The killing of an animal that has killed a human being (Exo. 21:28-29) is not a punishment to the animal, but it is a fine imposed on the owner of that animal. For the same reason the use of its flesh is prohibited. The owner of an animal will, therefore, take the greatest possible care in guarding it; he will know that if any person is killed by the animal, whether that person be grown up or young, free or in bondage, he forfeits at least the animal; and in case he has already received a warning concerning it, he will have to pay a ransom in addition to the loss of the animal. This is also the reason why a beast is killed that has been used by a human being for an immoral purpose (Lev. 20:15-16); its owner will be more careful as regards his beast, will guard it, and never lose sight of it, just as he watches his household: for people fear the loss of their property as much as that of their own life: some even more, but most people hold both in the same estimation, e.g. " and fall upon us to make us servants and seize our donkeys " (Gen. 43:18).

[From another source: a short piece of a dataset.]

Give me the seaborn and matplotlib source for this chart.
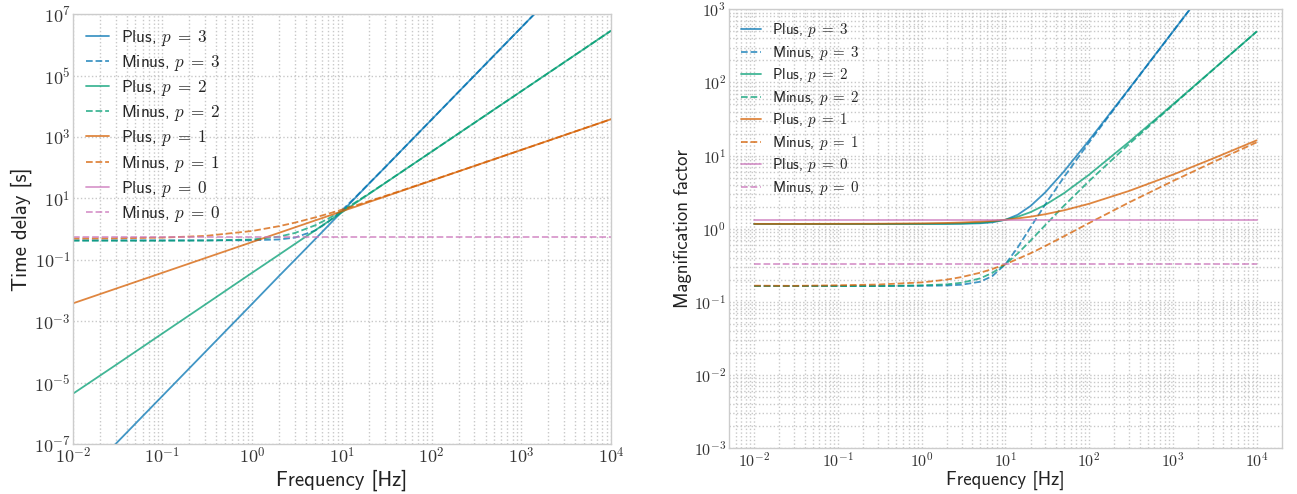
import numpy as np
import matplotlib
matplotlib.use("Agg")
import matplotlib.pyplot as plt
from matplotlib.ticker import LogLocator, NullLocator, FixedLocator, FuncFormatter
import seaborn as sns

freq = [0.01, 0.03, 0.1, 0.3, 1, 2, 3, 5, 7, 10, 14, 20, 30, 50, 100, 300, 1000, 3000, 10000]
freq_flat = [0.01, 10000]

# time delay [s]
delay_plus_p3 = [3.7e-9, 1.0e-7, 3.7e-6, 1.0e-4, 3.7e-3, 0.030, 0.10, 0.46, 1.27, 3.7, 10.2, 30, 100,
                 465, 3.7e3, 1.0e5, 3.7e6, 1.0e8, 3.7e9]
delay_minus_p3 = [0.43, 0.43, 0.43, 0.43, 0.434, 0.46, 0.53, 0.89, 1.70, 4.1, 10.6, 30.4, 100.4,
                  465, 3.7e3, 1.0e5, 3.7e6, 1.0e8, 3.7e9]
delay_plus_p2 = [4.3e-6, 3.7e-5, 4.0e-4, 3.5e-3, 0.038, 0.148, 0.33, 0.90, 1.75, 3.5, 6.9, 13.9, 30.9,
                 85, 333, 2.9e3, 3.1e4, 2.7e5, 2.9e6]
delay_minus_p2 = [0.42, 0.42, 0.42, 0.424, 0.458, 0.57, 0.75, 1.32, 2.17, 3.9, 7.3, 14.3, 31.3,
                  85, 333, 2.9e3, 3.1e4, 2.7e5, 2.9e6]
delay_plus_p1 = [3.8e-3, 0.0114, 0.038, 0.114, 0.38, 0.76, 1.14, 1.9, 2.66, 3.8, 5.3, 7.6, 11.4,
                 19, 38, 114, 380, 1140, 3800]
delay_minus_p1 = [0.494, 0.50, 0.53, 0.60, 0.87, 1.25, 1.63, 2.39, 3.15, 4.3, 5.8, 8.1, 11.9,
                  19.5, 38.5, 114, 380, 1140, 3800]
delay_minus_p0 = [0.57, 0.57]

# magnification factor
mag_plus_p3 = [1.165, 1.165, 1.165, 1.165, 1.166, 1.168, 1.172, 1.189, 1.226, 1.328, 1.553, 2.05, 3.155,
               6.07, 16.2, 81.8, 495, 2572, 15670]
mag_minus_p3 = [0.165, 0.165, 0.165, 0.165, 0.166, 0.168, 0.172, 0.189, 0.226, 0.328, 0.553, 1.05, 2.155,
                5.07, 15.2, 80.8, 494, 2571, 15669]
mag_plus_p2 = [1.165, 1.165, 1.165, 1.165, 1.169, 1.174, 1.183, 1.210, 1.250, 1.328, 1.458, 1.69, 2.125,
               3.06, 5.49, 15.4, 50.0, 149, 495.5]
mag_minus_p2 = [0.165, 0.165, 0.165, 0.165, 0.169, 0.174, 0.183, 0.210, 0.250, 0.328, 0.458, 0.69, 1.125,
                2.06, 4.49, 14.4, 49.0, 148, 494.5]
mag_plus_p1 = [1.167, 1.166, 1.169, 1.173, 1.185, 1.202, 1.219, 1.251, 1.282, 1.328, 1.387, 1.463, 1.582,
               1.789, 2.199, 3.29, 5.49, 9.1, 16.17]
mag_minus_p1 = [0.167, 0.166, 0.169, 0.173, 0.185, 0.202, 0.219, 0.251, 0.282, 0.328, 0.387, 0.463, 0.582,
                0.789, 1.199, 2.29, 4.49, 8.1, 15.17]
mag_plus_p0 = [1.328, 1.328]
mag_minus_p0 = [0.328, 0.328]

sns.set_theme(style="whitegrid")
pal = sns.color_palette("colorblind")
col = {3: pal[0], 2: pal[2], 1: pal[3], 0: pal[4]}

plt.rcParams["font.family"] = ["cmss10", "DejaVu Sans"]
plt.rcParams["mathtext.fontset"] = "cm"
plt.rcParams["axes.unicode_minus"] = False

fig = plt.figure(figsize=(12.97, 4.94), dpi=100)
ax1 = fig.add_axes([0.0561, 0.1012, 0.415, 0.870])
ax2 = fig.add_axes([0.5621, 0.0925, 0.4261, 0.8887])

LW = 1.3
ALPHA = 0.75


def draw(ax, x, y, p, dashed, label):
    sns.lineplot(x=x, y=y, ax=ax, color=col[p], lw=LW, alpha=ALPHA,
                 linestyle="--" if dashed else "-", label=label,
                 estimator=None, sort=False)


def lab(kind, p):
    return kind + r", $p\;=\;%d$" % p


def decade(v, pos):
    return r"$10^{%d}$" % int(round(np.log10(v)))


for ax in (ax1, ax2):
    ax.set_xscale("log")
    ax.set_yscale("log")

# left: time delay
draw(ax1, freq, delay_plus_p3, 3, False, lab("Plus", 3))
draw(ax1, freq, delay_minus_p3, 3, True, lab("Minus", 3))
draw(ax1, freq, delay_plus_p2, 2, False, lab("Plus", 2))
draw(ax1, freq, delay_minus_p2, 2, True, lab("Minus", 2))
draw(ax1, freq, delay_plus_p1, 1, False, lab("Plus", 1))
draw(ax1, freq, delay_minus_p1, 1, True, lab("Minus", 1))
ax1.plot([], [], color=col[0], lw=LW, alpha=ALPHA, label=lab("Plus", 0))
draw(ax1, freq_flat, delay_minus_p0, 0, True, lab("Minus", 0))

# right: magnification
draw(ax2, freq, mag_plus_p3, 3, False, lab("Plus", 3))
draw(ax2, freq, mag_minus_p3, 3, True, lab("Minus", 3))
draw(ax2, freq, mag_plus_p2, 2, False, lab("Plus", 2))
draw(ax2, freq, mag_minus_p2, 2, True, lab("Minus", 2))
draw(ax2, freq, mag_plus_p1, 1, False, lab("Plus", 1))
draw(ax2, freq, mag_minus_p1, 1, True, lab("Minus", 1))
draw(ax2, freq_flat, mag_plus_p0, 0, False, lab("Plus", 0))
draw(ax2, freq_flat, mag_minus_p0, 0, True, lab("Minus", 0))

ax1.set_xlim(1e-2, 1e4)
ax1.set_ylim(1e-7, 1e7)
ax1.yaxis.set_major_locator(FixedLocator([1e-7, 1e-5, 1e-3, 1e-1, 1e1, 1e3, 1e5, 1e7]))
ax1.yaxis.set_minor_locator(NullLocator())
ax2.set_ylim(1e-3, 1e3)

for ax in (ax1, ax2):
    ax.xaxis.set_major_locator(LogLocator(base=10, numticks=20))
    ax.xaxis.set_minor_locator(LogLocator(base=10, subs=np.arange(2, 10), numticks=20))
    ax.xaxis.set_major_formatter(FuncFormatter(decade))
    ax.yaxis.set_major_formatter(FuncFormatter(decade))
    ax.grid(True, which="major", color="#c8c8c8", linestyle=":", linewidth=1.0)
    ax.grid(True, which="minor", axis="x", color="#c8c8c8", linestyle=":", linewidth=1.0)
    for s in ax.spines.values():
        s.set_color("#cccccc")
        s.set_linewidth(1.0)
    ax.tick_params(which="both", length=0)

ax2.yaxis.set_major_locator(LogLocator(base=10, numticks=20))
ax2.yaxis.set_minor_locator(LogLocator(base=10, subs=np.arange(2, 10), numticks=20))
ax2.grid(True, which="minor", axis="y", color="#c8c8c8", linestyle=":", linewidth=1.0)

ax1.tick_params(axis="both", labelsize=13, pad=1.5, colors="#333333")
ax2.tick_params(axis="both", labelsize=11.5, pad=2, colors="#333333")

ax1.set_xlabel("Frequency [Hz]", fontsize=15, color="#222222", labelpad=2)
ax1.set_ylabel("Time delay [s]", fontsize=15, color="#222222", labelpad=1)
ax2.set_xlabel("Frequency [Hz]", fontsize=13.5, color="#222222", labelpad=1)
ax2.set_ylabel("Magnification factor", fontsize=13.5, color="#222222", labelpad=1)

ax1.legend(loc="upper left", frameon=False, fontsize=12.3, handlelength=1.3,
           labelspacing=0.3, borderaxespad=0.4, handletextpad=0.75)
ax2.legend(loc="upper left", frameon=False, fontsize=10.8, handlelength=1.3,
           labelspacing=0.3, borderaxespad=0.4, handletextpad=0.75)

fig.savefig("out.png", dpi=100)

Moses Maimonides, Guide for the Perplexed, Friedländer tr. [1904], 342, at http://www.sacred-texts.com/jud/gfp/gfp176.htm#page_342.

3.13.2009

The "guilty property" theory behind in rem forfeiture (forfeiture of property tainted by crime irrespective of any crime being committed by the property owner) can be traced to the Bible, which describes property being sacrificed to God as a means of atoning for an offense (See Exo. 21:28). In medieval Europe and at common law, this concept evolved into the law of deodand, in which offending property was condemned and confiscated by the church or the Crown in remediation for the harm it had caused.